Nora Young and Marie Bjerede have an interesting conversation (14min approx) on Spark. It starts with the “fears” that students may use the phone to distract themselves in the classroom. Now, this is a K-12 discussion, but I’ve heard the same thing in higher ed. To that I have a couple things to say. First, in classes with older students (teens and up), the instructor might want to look at their lecture/lesson and figure out why they are not able to keep the attention of the students. Instructors also need to consider that there are some students who will never pay attention – and if they are distracted with a phone or other device, at least they are quiet (isn’t that the holy grail of our Victorian era classroom?). Second, even then most connected kid only has a finite number of friends and a finite amount of attention for the News Feed and chat in Facebook. Eventually, they will be sated and return their attention to your lesson. The more we try to limit this, the more kids will try to do it. But back to the interview.

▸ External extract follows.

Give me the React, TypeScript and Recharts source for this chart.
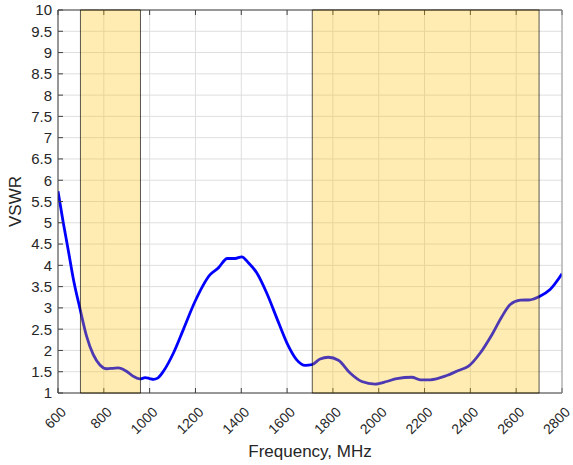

The project (Project K-Nect) that the interview is about sounds really quite interesting and it shows how tools can help shape communication. The phone proved to be an enabler – just as other computer mediated communication tools have been shown – for kids who were quiet, it proved to be a social tool (even notice how people chimp around phones?) as teachers started to develop collaborative assignments. The phone also enabled students to connect after school as well – just as they have for farmers, students and health workers in Africa. Nora brings this last point up in the middle of the interview which Marie jumps on right away.

A small cynic in me suggests that even though there is lots of promise, the “magic bullet” has been seen before – Radio, TV, Desktop computers, laptops… and now phones – and failed to kill the apathy and stagnation that seems to be present in the school system. The difference this time however is that the full functionality of the device/technology is present just about everywhere, so the novelty factor can potentially refreshed all the time, the device is personal and is carried in the pocket and the use of the device is ubiquitous in the “real world”. Finally one other difference is that unlike say educational television which “grows up” into a documentary, which is a niche market, kids using phone tools to track finances, record and report their world are doing the same thing that other, “real world” users are doing. You know – reading, writing, sharing, calculating, logging, analyzing… school like stuff and they are doing it all the time.